Historically the area relied heavily on tin and lead mining as well as fishing, and smuggling and wrecking were also significant occupations.

Now, with one of the most favourable climates in Britain, the focus of industry is now firmly on tourism. Newquay is Britain's premier surfing resort. Cornwall is bounded on all sides but one by the sea, also making it a popular location for medium-scale drug smuggling and surfers.

History

Cornwall is regarded as being one of the Celtic nations, and has its own language, Cornish, related to modern Welsh and Breton. Although the language died out, it was revived and survives in written form and a growing number of people are learning it as part of a wider Celtic renaissance in the county. Most Cornish claim not to be English.

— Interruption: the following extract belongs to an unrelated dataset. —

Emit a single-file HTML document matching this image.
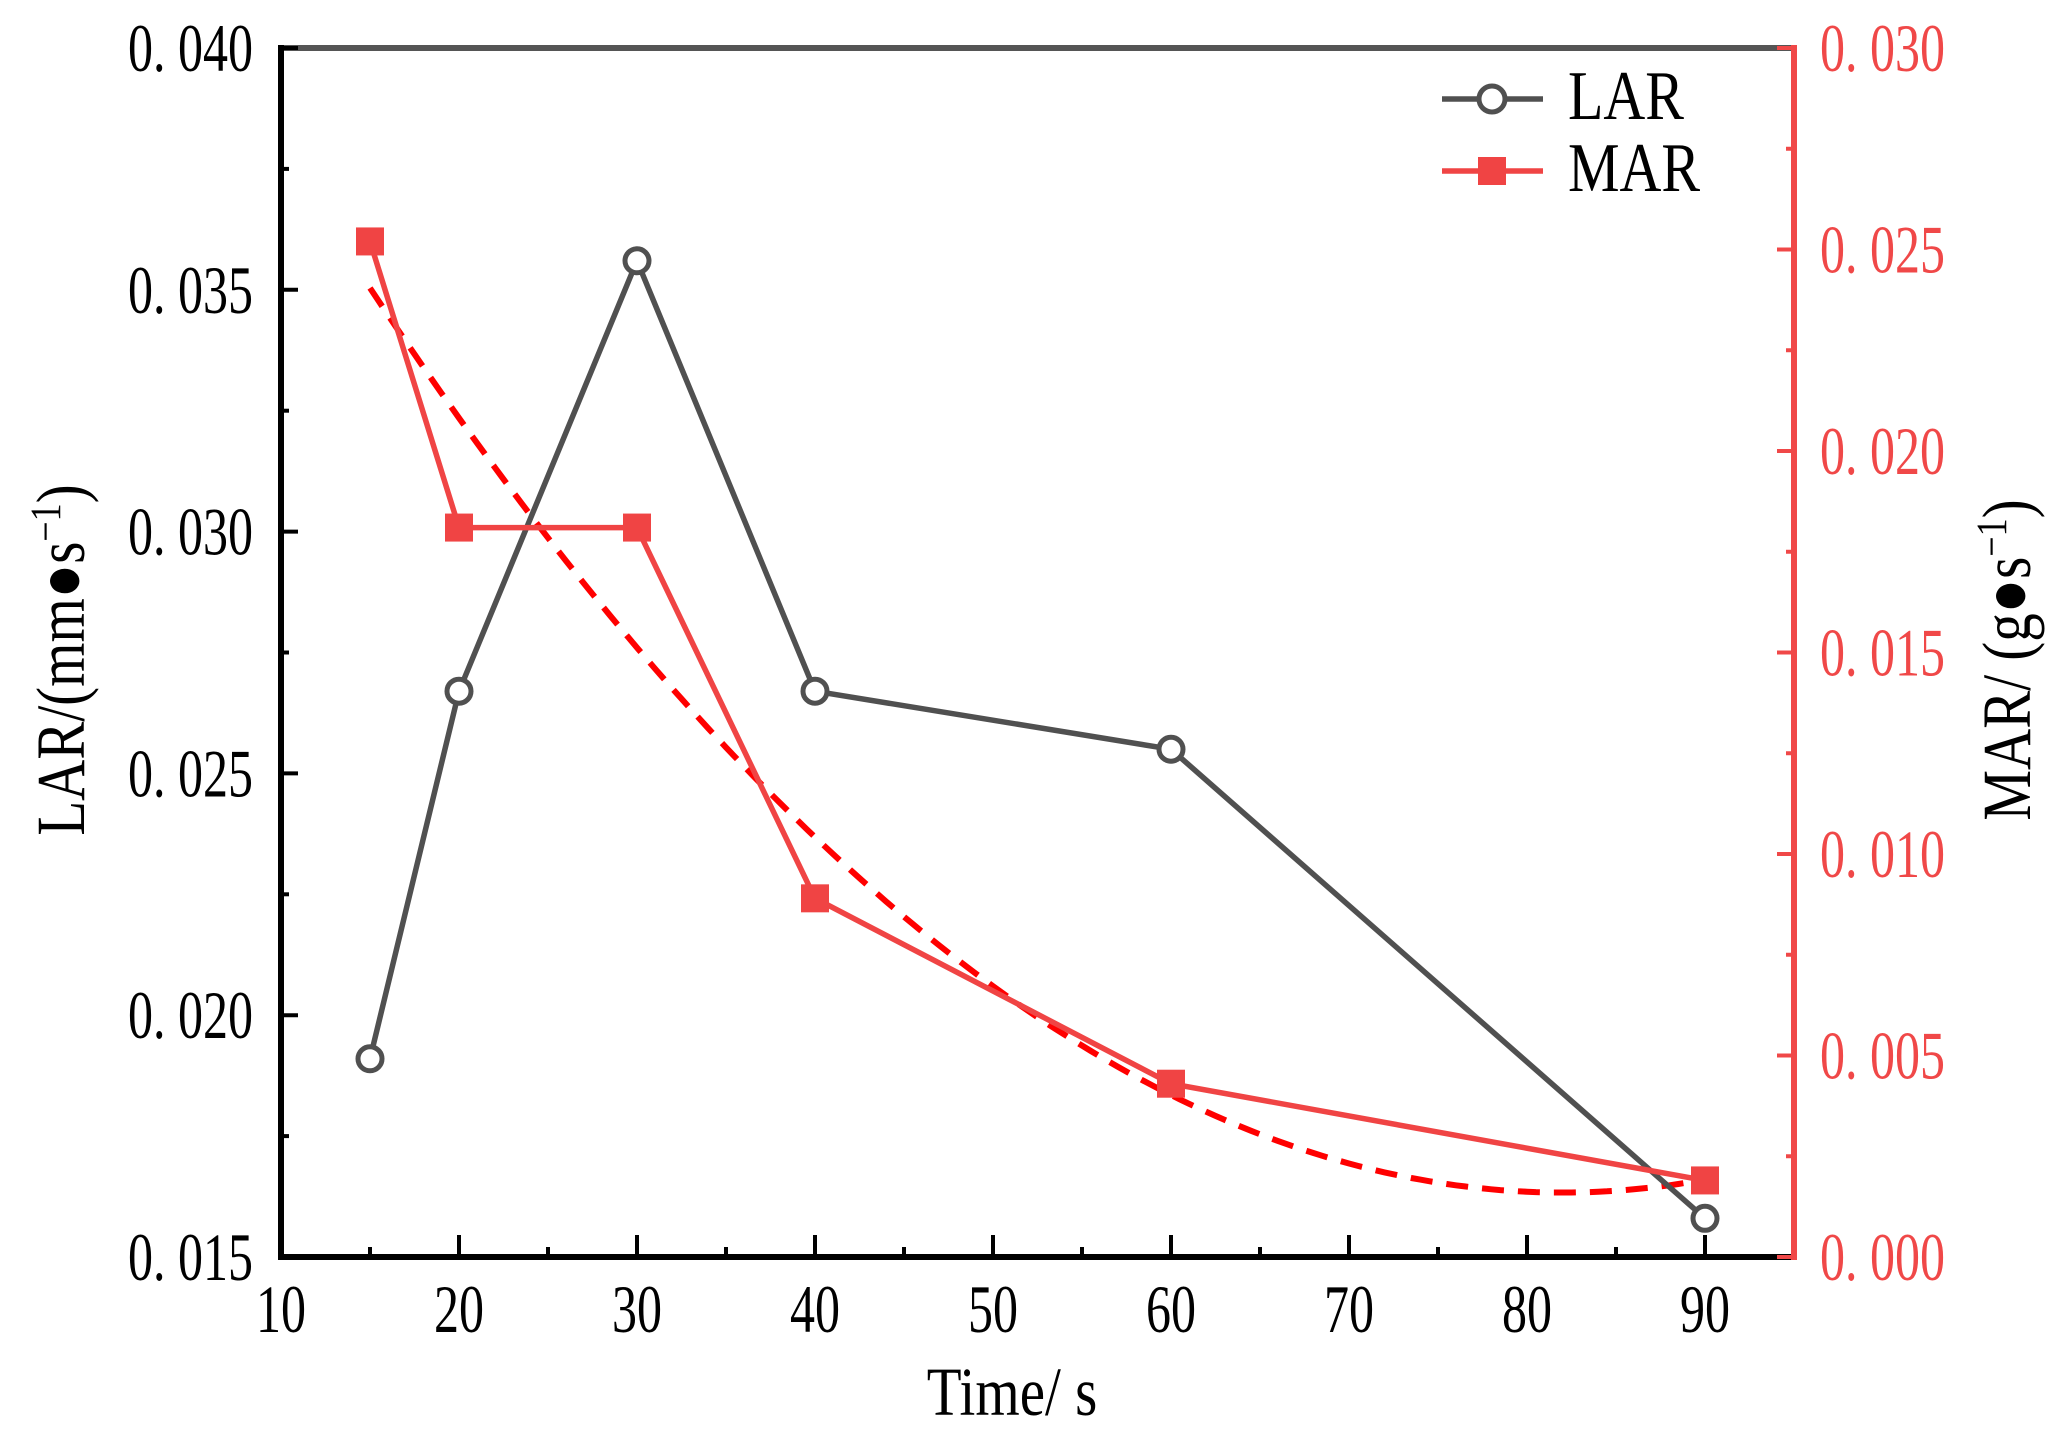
<!DOCTYPE html>
<html><head><meta charset="utf-8"><style>
html,body{margin:0;padding:0;background:#fff;}
svg text{font-family:"Liberation Serif","Noto Serif CJK SC",serif;}
</style></head><body>
<svg id="chart" width="2068" height="1450" viewBox="0 0 2068 1450" xmlns="http://www.w3.org/2000/svg"></svg>
<script>
const times = [15, 20, 30, 40, 60, 90];
const larValues = [0.0191, 0.0267, 0.0356, 0.0267, 0.0255, 0.0158];
const marValues = [0.0252, 0.0181, 0.0181, 0.0089, 0.0043, 0.0019];
const fitCoef = [0.0000050, 82, 0.0016]; // a, vertex x, vertex y
const xTicks = [10, 20, 30, 40, 50, 60, 70, 80, 90];
const leftTicks = ["0.015", "0.020", "0.025", "0.030", "0.035", "0.040"];
const rightTicks = ["0.000", "0.005", "0.010", "0.015", "0.020", "0.025", "0.030"];

const svg = document.getElementById('chart');
const NS = 'http://www.w3.org/2000/svg';
const X0 = 281, X1 = 1794, Y0 = 1257, Y1 = 48;
const xs = v => X0 + (v - 10) / 10 * 178;
const yl = v => Y0 - (v - 0.015) / 0.025 * (Y0 - Y1);
const yr = v => Y0 - v / 0.030 * (Y0 - Y1);
function mk(tag, attrs, parent) {
  const e = document.createElementNS(NS, tag);
  for (const k in attrs) e.setAttribute(k, attrs[k]);
  (parent || svg).appendChild(e);
  return e;
}
const sp = s => s.replace('.', '. ');
function txt(x, y, size, sy, anchor, fill, parent) {
  return mk('text', {x: 0, y: 0, 'font-size': size, 'text-anchor': anchor, fill: fill,
    transform: 'translate(' + x + ',' + y + ') scale(1,' + sy + ')'}, parent);
}

// frame
let e = mk('line', {x1: X0, y1: Y1, x2: X1, y2: Y1, stroke: '#555', 'stroke-width': 6});
 
e = mk('line', {x1: X0, y1: Y1 - 3, x2: X0, y2: Y0 + 3, stroke: '#000', 'stroke-width': 6});
 
e = mk('line', {x1: X0 - 3, y1: Y0, x2: X1, y2: Y0, stroke: '#000', 'stroke-width': 6});
 
e = mk('line', {x1: X1, y1: Y1 - 3, x2: X1, y2: Y0 + 3, stroke: '#F04848', 'stroke-width': 6});
 

// x ticks
xTicks.forEach((t, i) => {
  const x = xs(t);
  let l = mk('line', {x1: x, y1: Y0, x2: x, y2: Y0 - 22, stroke: '#000', 'stroke-width': 4});
   
  if (i < xTicks.length - 1) {
    const m = xs(t + 5);
    l = mk('line', {x1: m, y1: Y0, x2: m, y2: Y0 - 10, stroke: '#000', 'stroke-width': 4});
     
  }
  const tx = txt(x, 1332, 50, 1.35, 'middle', '#000');
  tx.textContent = t;
   
});
// left ticks
leftTicks.forEach((t, i) => {
  const v = parseFloat(t), y = yl(v);
  let l = mk('line', {x1: X0, y1: y, x2: X0 + 17, y2: y, stroke: '#000', 'stroke-width': 4});
   
  if (i < leftTicks.length - 1) {
    const m = yl(v + 0.0025);
    l = mk('line', {x1: X0, y1: m, x2: X0 + 8, y2: m, stroke: '#000', 'stroke-width': 4});
     
  }
  const tx = txt(253, y + 23, 50, 1.35, 'end', '#000');
  tx.textContent = sp(t);
   
});
// right ticks
rightTicks.forEach((t, i) => {
  const v = parseFloat(t), y = yr(v);
  let l = mk('line', {x1: X1, y1: y, x2: X1 - 17, y2: y, stroke: '#F04848', 'stroke-width': 4});
   
  if (i < rightTicks.length - 1) {
    const m = yr(v + 0.0025);
    l = mk('line', {x1: X1, y1: m, x2: X1 - 8, y2: m, stroke: '#F04848', 'stroke-width': 4});
     
  }
  const tx = txt(1820, y + 23, 50, 1.35, 'start', '#F04848');
  tx.textContent = sp(t);
   
});

// fit dashed curve
let d = '';
for (let x = 15; x <= 90; x += 0.5) {
  const v = fitCoef[0] * (x - fitCoef[1]) * (x - fitCoef[1]) + fitCoef[2];
  d += (d ? 'L' : 'M') + xs(x).toFixed(1) + ',' + yr(v).toFixed(1);
}
e = mk('path', {d: d, fill: 'none', stroke: '#FF0000', 'stroke-width': 6, 'stroke-dasharray': '22 14'});
 

// LAR line
e = mk('polyline', {points: times.map((t, i) => xs(t) + ',' + yl(larValues[i])).join(' '), fill: 'none', stroke: '#505050', 'stroke-width': 5.5});
 
// MAR line
e = mk('polyline', {points: times.map((t, i) => xs(t) + ',' + yr(marValues[i])).join(' '), fill: 'none', stroke: '#F04444', 'stroke-width': 5.5});
 
times.forEach((t, i) => {
  const c = mk('circle', {cx: xs(t), cy: yl(larValues[i]), r: 12, fill: '#fff', stroke: '#505050', 'stroke-width': 5});
   
  const r = mk('rect', {x: xs(t) - 14, y: yr(marValues[i]) - 14, width: 28, height: 28, fill: '#F04444'});
   
});

// legend
const lg = mk('g', {});
 
e = mk('line', {x1: 1442, y1: 99, x2: 1543, y2: 99, stroke: '#505050', 'stroke-width': 5.5}, lg);
 
e = mk('circle', {cx: 1492, cy: 99, r: 13, fill: '#fff', stroke: '#505050', 'stroke-width': 5}, lg);
 
e = txt(1568, 119, 58, 1.2, 'start', '#000', lg); e.textContent = 'LAR';
 
e = mk('line', {x1: 1442, y1: 171, x2: 1543, y2: 171, stroke: '#F04444', 'stroke-width': 5.5}, lg);
 
e = mk('rect', {x: 1478, y: 157, width: 28, height: 28, fill: '#F04444'}, lg);
 
e = txt(1568, 191, 58, 1.2, 'start', '#000', lg); e.textContent = 'MAR';
 

// axis titles
e = txt(1012, 1415, 57, 1.2, 'middle', '#000'); e.textContent = 'Time/ s';
 
e = mk('text', {x: 0, y: 0, 'font-size': 57, 'text-anchor': 'middle', fill: '#000', transform: 'translate(84,660) rotate(-90) scale(1,1.2)'});
e.innerHTML = 'LAR/(mm●s<tspan dy="-20" font-size="36">−1</tspan><tspan dy="20">)</tspan>';
 
e = mk('text', {x: 0, y: 0, 'font-size': 57, 'text-anchor': 'middle', fill: '#000', transform: 'translate(2030,660) rotate(-90) scale(1,1.2)'});
e.innerHTML = 'MAR/ (g●s<tspan dy="-20" font-size="36">−1</tspan><tspan dy="20">)</tspan>';
 
</script>
</body></html>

The county has its own flag, the flag of St. Piran, a white horizontal cross on a black background,[3] and its own political party, Mebyon Kernow,[4] now substantially represented on the council, which campaigns for greater local autonomy.

Churches

Introduced in 4th or 5th century AD, Christianity was the dominant religion in Cornwall for centuries, almost every village has at least one church, and churches can be found even in isolated areas on their own. Since the decline of church-going in the UK during the 20th century, many of these became disused and were sold to become private residences. Due to protective legislation older churches are protected from significant alterations by designations such as Grade II listing status.